Starting with the 20nm node the need for Double Pattern Technology (DPT) was introduced and it continues at the 16nm node. DPT coloring can be automated by using the latest Virtuoso tools.

The final Cadence speaker was Ruben Molina and he explained the importance of silicon sign-off and verification.

At Cadence their SPICE circuit simulator is called Spectre, and they have a new version called Spectre XPS that is about 10X faster than Spectre while using up to 3X less RAM. With all of the Monte-Carlo simulations to account for process variation, having a faster SPICE simulator really helps get the job done in a reasonable amount of time while maintaining accuracy.

For 3D extraction Cadence has a tool called QRC and it can use a 3D field solver for the most sensitive circuits. QRC is qualified in the TSMC flow.

The new STA tool at Cadence was launched last year, and it’s named Tempus. Timing analysis is speeded up by a parallel architecture and it’s 16nm ready.

On the power analysis side, the Cadence tool name it Voltus, also launched last year.
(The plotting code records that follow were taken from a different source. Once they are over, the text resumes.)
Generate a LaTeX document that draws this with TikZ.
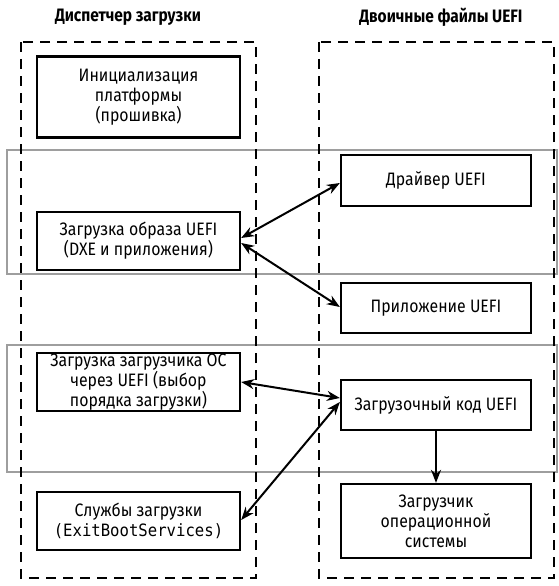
\documentclass[tikz,border=0pt]{standalone}
\usepackage{fontspec}
\setmainfont{Fira Sans}[FakeStretch=0.88]
\newfontfamily\titlefnt{Fira Sans}[FakeStretch=0.86]
\newfontfamily\monofnt{DejaVu Sans Mono}[FakeStretch=0.92]
\usetikzlibrary{arrows.meta}
\begin{document}
\begin{tikzpicture}[x=1pt,y=-1pt,
  boxstyle/.style={draw,line width=2.3pt,fill=white,align=center,inner sep=0pt,
    font=\fontsize{18}{20}\selectfont},
  lbox/.style={boxstyle,minimum width=203pt},
  rbox/.style={boxstyle,minimum width=190pt},
  dashbox/.style={line width=2.3pt,dash pattern=on 10pt off 7pt},
  band/.style={line width=2.5pt,draw=black!38},
  title/.style={font=\titlefnt\bfseries\fontsize{18}{20}\selectfont},
  conn/.style={line width=2pt,{Stealth[length=13pt,width=10pt]}-{Stealth[length=13pt,width=10pt]}},
  oneway/.style={line width=2pt,-{Stealth[length=13pt,width=10pt]}}
]
\useasboundingbox (0,0) rectangle (558,586);
\draw[band] (7,150) rectangle (557,274);
\draw[band] (7,345) rectangle (557,472);
\draw[dashbox] (21,42) rectangle (256,578);
\draw[dashbox] (319,42) rectangle (554,578);
\node[title] (t1) at (128,17) {Диспетчер загрузки};
\node[title] (t2) at (441,17) {Двоичные файлы UEFI};
\node[lbox,minimum height=81pt] (b1) at (138.5,97) {Инициализация\\платформы\\(прошивка)};
\node[lbox,minimum height=58pt] (b2) at (138.5,241) {Загрузка образа UEFI\\(DXE и приложения)};
\node[lbox,minimum height=58pt] (b3) at (138.5,382) {Загрузка загрузчика ОС\\через UEFI (выбор\\порядка загрузки)};
\node[lbox,minimum height=58pt] (b4) at (138.5,521) {Службы загрузки\\{\monofnt\fontsize{17}{20}\selectfont(ExitBootServices)}};
\node[rbox,minimum height=51pt] (drv) at (436,180.5) {Драйвер UEFI};
\node[rbox,minimum height=50pt] (app) at (436,308) {Приложение UEFI};
\node[rbox,minimum height=50pt] (code) at (436,405) {Загрузочный код UEFI};
\node[rbox,minimum height=74pt] (ldr) at (436,521) {Загрузчик\\операционной\\системы};
\draw[conn] ([yshift=3pt]b2.east) -- ([yshift=-2.5pt]drv.west);
\draw[conn] ([yshift=-2pt]b2.east) -- ([yshift=1pt]app.west);
\draw[conn] (b3.east) -- ([yshift=7pt]code.west);
\draw[conn] ([yshift=1pt]b4.east) -- ([yshift=3pt]code.west);
\draw[oneway] (code.south) -- (ldr.north);
\end{tikzpicture}
\end{document}
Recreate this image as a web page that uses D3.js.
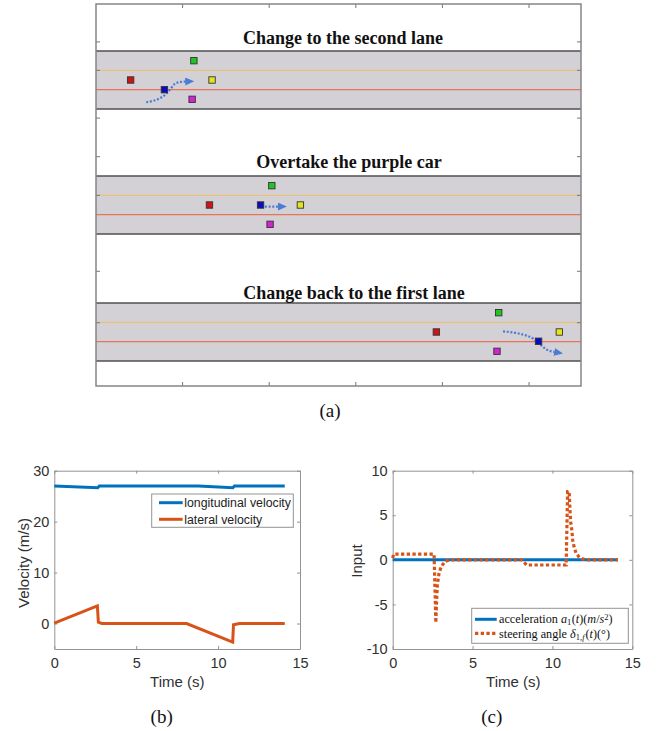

Analysis in Voltus is massively parallel, and has the capacity for full-chip analysis.

Competing directly with Mentor’s Calibre tools for DRC and LVS is the Cadence Physical Verification System (PVS) that has the capacity to handle 16nm designs along with their greatly increased number of rules.

Summary

With just 60 minutes of time scheduled for this webinar, there was enough information presented to have another hour of questions, however for the sake of time the Q&A session was handled offline. It’s clear that foundry, IP and EDA vendors were required to all work together in parallel as the 16nm node was defined and developed. Every new challenge has been met at 16nm, and now the only big question is one of economics for your particular SoC and how it may benefit from a faster design or lower power design compared to 20nm.